Gold Edges Higher as Dollar and Oil Pause, Yet Metal Poised for Second Weekly Drop

Safe-haven demand offsets some pressure, but concerns over energy-driven inflation and central bank stance keep bullion rangebound

By Ajmal Hussain
Gold Edges Higher as Dollar and Oil Pause, Yet Metal Poised for Second Weekly Drop

Gold gained in Asian trade after a pause in the dollar and oil advance, but the metal remains on track for a second consecutive weekly decline as markets weigh the inflationary implications of the U.S.-Israel war on Iran and central bank responses. Key inflation data and policy expectations dominate near-term direction.

Key Points

  • Gold rose 0.6% to $5,109.46/oz in Asian trade but is set for a second straight weekly decline of about 1.2%.
  • Markets fear prolonged oil price pressure from the U.S.-Israel war on Iran could drive inflation higher, influencing central bank policy and market rate expectations.
  • PCE inflation data for January and the upcoming Federal Reserve meeting are the next major catalysts for interest rate expectations and precious metals direction.

Gold ticked up in Asian trading on Friday, finding some respite as both the dollar and crude oil cooled their recent moves. Still, the yellow metal was set to record its second straight weekly drop amid investor concern that the U.S.-Israel war on Iran could keep energy prices elevated and fuel broader inflation.

Price moves

Spot gold rose 0.6% to $5,109.46/oz by 01:14 ET (05:14 GMT), while gold futures slipped 0.3% to $5,111.84/oz. The short-term support for bullion followed an announcement from the U.S. that it would issue additional waivers for Russian crude, a move aimed at offsetting supply disruptions tied to tensions in Iran.


Weekly performance and market backdrop

Despite Friday's uptick, spot gold was on track to decline about 1.2% over the week, marking a second consecutive weekly loss. The metal has been trading inside a $5,000-$5,200/oz band since the conflict in Iran intensified. Although gold remains higher year-to-date, it has struggled to regain momentum after plunging from a near $5,600/oz record high in late-January.

Geopolitical stress in the Middle East has generated some safe-haven buying. Yet, that demand has been largely counterbalanced by worries over persistent inflation.

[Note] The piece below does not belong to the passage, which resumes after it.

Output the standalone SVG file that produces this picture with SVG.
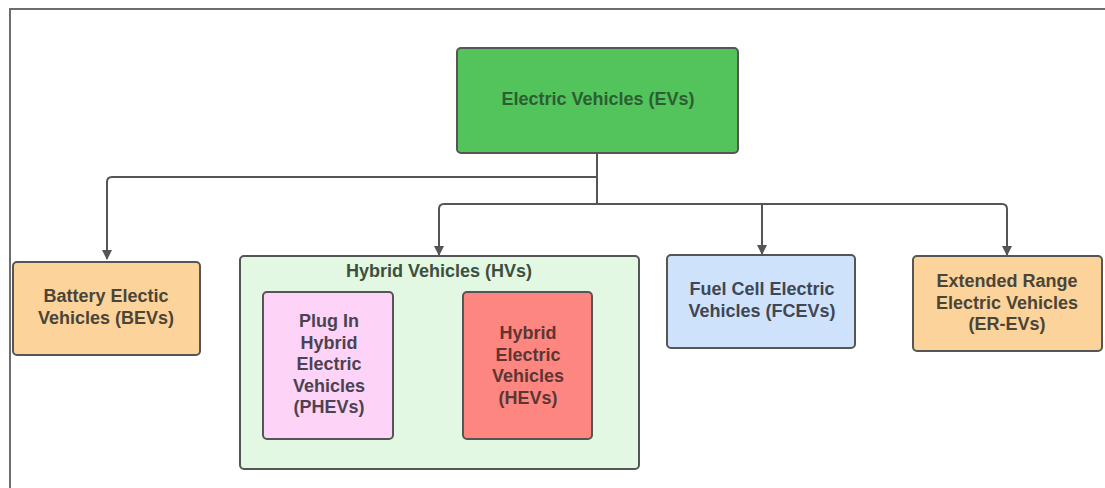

Market participants fear a prolonged period of higher oil prices as a consequence of the Iran war, which would push inflation higher globally and could prompt major central banks to adopt or retain a more hawkish policy stance.

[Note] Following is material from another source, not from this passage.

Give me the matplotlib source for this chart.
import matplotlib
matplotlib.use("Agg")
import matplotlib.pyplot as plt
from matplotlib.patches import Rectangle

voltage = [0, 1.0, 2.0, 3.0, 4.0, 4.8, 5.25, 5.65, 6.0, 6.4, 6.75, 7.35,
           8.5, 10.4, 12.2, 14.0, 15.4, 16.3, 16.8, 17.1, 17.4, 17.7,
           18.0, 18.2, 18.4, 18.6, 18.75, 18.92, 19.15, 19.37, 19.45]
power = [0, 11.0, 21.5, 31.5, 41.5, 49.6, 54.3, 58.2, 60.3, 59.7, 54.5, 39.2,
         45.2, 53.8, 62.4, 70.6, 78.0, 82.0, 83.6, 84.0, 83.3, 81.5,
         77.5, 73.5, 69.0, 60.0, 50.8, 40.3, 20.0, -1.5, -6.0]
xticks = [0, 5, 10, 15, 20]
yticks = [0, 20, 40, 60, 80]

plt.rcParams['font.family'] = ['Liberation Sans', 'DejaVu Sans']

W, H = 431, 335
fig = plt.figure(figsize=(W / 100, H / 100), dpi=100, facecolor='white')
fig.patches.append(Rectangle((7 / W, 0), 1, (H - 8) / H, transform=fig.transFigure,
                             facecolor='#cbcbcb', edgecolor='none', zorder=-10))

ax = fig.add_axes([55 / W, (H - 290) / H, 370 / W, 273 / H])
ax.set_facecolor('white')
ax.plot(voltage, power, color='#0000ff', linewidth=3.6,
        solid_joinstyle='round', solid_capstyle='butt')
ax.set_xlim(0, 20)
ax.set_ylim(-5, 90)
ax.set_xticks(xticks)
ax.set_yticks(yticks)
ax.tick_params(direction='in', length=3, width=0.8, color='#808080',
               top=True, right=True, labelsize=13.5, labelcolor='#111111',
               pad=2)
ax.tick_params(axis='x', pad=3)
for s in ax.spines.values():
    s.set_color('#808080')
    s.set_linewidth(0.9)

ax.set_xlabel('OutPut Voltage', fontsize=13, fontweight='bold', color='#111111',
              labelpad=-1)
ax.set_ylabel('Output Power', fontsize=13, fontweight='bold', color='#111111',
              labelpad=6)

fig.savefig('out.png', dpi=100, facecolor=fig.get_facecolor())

That dynamic has driven markets to scale back expectations for near-term rate reductions by the Federal Reserve. The Fed is widely expected to keep policy rates unchanged when it convenes next week, and pricing in markets has moved to reflect a delayed path for rate cuts.


Analyst view and portfolio implications

ANZ analysts noted that gold has been held back by a cluster of short-term headwinds but emphasized the metal's role in investment allocations. In their assessment, gold continues to serve as "a key portfolio diversifier, providing protection against a broad range of macro and geopolitical uncertainties."

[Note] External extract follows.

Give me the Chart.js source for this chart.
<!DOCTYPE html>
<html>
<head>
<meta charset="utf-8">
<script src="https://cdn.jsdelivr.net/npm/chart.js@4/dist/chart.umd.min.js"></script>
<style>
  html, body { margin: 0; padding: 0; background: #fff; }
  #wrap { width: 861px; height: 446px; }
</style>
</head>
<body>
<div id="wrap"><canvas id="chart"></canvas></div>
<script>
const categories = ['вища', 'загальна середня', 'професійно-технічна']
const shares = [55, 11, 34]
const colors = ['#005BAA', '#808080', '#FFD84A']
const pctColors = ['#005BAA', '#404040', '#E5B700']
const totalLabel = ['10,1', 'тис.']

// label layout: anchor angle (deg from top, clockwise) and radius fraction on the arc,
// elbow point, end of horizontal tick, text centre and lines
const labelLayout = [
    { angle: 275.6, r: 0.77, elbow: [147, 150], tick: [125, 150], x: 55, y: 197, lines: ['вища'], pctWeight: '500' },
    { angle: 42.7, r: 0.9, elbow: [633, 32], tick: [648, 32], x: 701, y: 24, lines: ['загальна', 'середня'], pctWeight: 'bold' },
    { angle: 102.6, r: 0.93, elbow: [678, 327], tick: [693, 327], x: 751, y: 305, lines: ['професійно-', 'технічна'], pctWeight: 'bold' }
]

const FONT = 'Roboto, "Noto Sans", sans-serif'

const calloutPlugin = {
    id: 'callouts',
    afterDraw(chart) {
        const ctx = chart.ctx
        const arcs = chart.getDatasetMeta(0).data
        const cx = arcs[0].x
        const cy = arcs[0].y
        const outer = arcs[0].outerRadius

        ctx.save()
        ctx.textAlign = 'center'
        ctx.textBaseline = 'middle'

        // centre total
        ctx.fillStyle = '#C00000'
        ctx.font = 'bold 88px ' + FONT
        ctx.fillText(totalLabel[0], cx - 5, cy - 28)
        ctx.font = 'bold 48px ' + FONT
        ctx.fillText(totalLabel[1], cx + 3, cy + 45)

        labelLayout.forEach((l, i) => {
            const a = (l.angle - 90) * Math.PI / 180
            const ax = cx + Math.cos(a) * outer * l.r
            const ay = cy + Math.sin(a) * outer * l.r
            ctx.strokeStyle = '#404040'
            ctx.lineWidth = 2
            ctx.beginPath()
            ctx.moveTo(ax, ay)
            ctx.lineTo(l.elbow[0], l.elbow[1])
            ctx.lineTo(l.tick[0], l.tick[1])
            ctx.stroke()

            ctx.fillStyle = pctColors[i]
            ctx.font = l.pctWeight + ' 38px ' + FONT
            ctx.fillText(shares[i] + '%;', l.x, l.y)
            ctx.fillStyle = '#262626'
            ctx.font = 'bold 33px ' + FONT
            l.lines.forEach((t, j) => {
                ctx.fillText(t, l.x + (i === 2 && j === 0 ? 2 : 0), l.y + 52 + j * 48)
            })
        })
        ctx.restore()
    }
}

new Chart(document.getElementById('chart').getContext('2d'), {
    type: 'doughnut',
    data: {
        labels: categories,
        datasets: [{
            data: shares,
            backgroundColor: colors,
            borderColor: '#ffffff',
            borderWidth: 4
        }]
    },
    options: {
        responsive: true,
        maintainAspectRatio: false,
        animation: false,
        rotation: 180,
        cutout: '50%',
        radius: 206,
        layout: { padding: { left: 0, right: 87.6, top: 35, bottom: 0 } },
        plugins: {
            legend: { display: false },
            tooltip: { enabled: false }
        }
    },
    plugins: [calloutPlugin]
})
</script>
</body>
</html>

Other metals and data on the horizon

Other precious metals saw modest advances on Friday while posting subdued weekly returns. Spot silver gained 0.7% to $84.3275/oz, and spot platinum increased 0.5% to $2,143.21/oz.

Market attention has shifted to U.S. personal consumption expenditures (PCE) price index data for further guidance. The PCE is the Federal Reserve's preferred inflation gauge and is likely to influence interest rate expectations. However, the upcoming PCE report covers January and is unlikely to incorporate any energy-related inflationary effects stemming from the current Middle East tensions.

The PCE release arrives just days before the Fed meeting in which the central bank is expected to hold rates steady. CME FedWatch shows markets anticipate policy rates will remain unchanged until at least September.


What to watch next

  • Movements in oil and the dollar, which have been central to gold's recent swings.
  • January PCE inflation data and the Federal Reserve's upcoming policy decision for clues on the timing of any rate adjustments.
  • Geopolitical developments related to the U.S.-Israel war on Iran and any further policy actions intended to mitigate crude supply disruptions.

Risks

  • Energy-driven inflation from the Iran conflict could keep oil prices elevated, pressuring consumer prices and bond yields - impacting energy and fixed income sectors.
  • A more hawkish stance from major central banks in response to sticky inflation could reduce demand for non-yielding assets like gold - affecting financial markets and asset allocation.
  • January PCE data will not reflect recent energy shocks, leaving uncertainty about how inflation readings will evolve and how policy makers will respond - complicating near-term market pricing.